- Other names: Cell Phone Bandit
- Education: Northern Virginia Community College
- Known for: bank robberies
- Criminal charges: 2 felony charges
- Criminal penalty: 12 years in the Federal Bureau of Prisons
- Criminal status: Felony

= Candice Rose Martinez =

American criminal

Candice Rose Martinez (born c. 1986), also known as the "Cell Phone Bandit," is an American criminal who committed four bank robberies in Northern Virginia in October and November 2005, when she was a 19-year-old Northern Virginia Community College student. She was dubbed the "Cell Phone Bandit" by the media because she spoke on her cell phone while committing the robberies.

Martinez received international notoriety when surveillance footage of the robberies was aired on newscasts worldwide, showing her talking on her cell phone during the robberies. It was later discovered that Martinez was talking to her 19-year-old boyfriend Dave C. Williams, who was also driving her getaway car. The case attracted widespread attention due to Martinez's being a young, attractive female college student, as well as the brazen way she conducted the robberies while calmly talking on her phone.

Williams and Martinez were arrested on November 14 and November 15, 2005, respectively. Martinez confessed shortly after her arrest. A total of $48,620 was stolen in the four heists. The couple bought a 1997 Acura Integra, two big-screen televisions, and plenty of designer clothes and bags, court records state.

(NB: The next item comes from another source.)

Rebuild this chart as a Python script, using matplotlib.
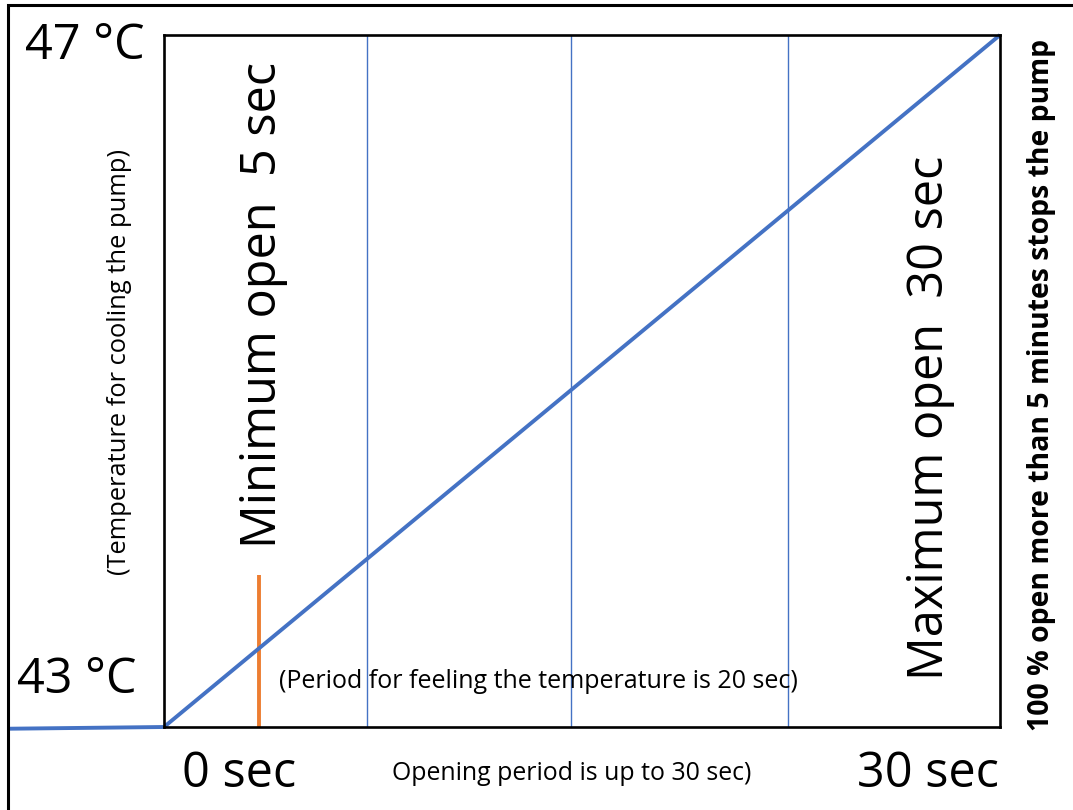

On December 13, 2005, Martinez pled guilty in the U.S. District Court for the Eastern District of Virginia in Alexandria to two felony charges. On March 3, 2006, she was sentenced to 12 years in the Federal Bureau of Prisons, to be followed by five years of supervised release (probation), a $200 special assessment (court costs), and $43,850 in restitution by U.S. District Judge Gerald Bruce Lee. She was released from prison on July 1, 2016.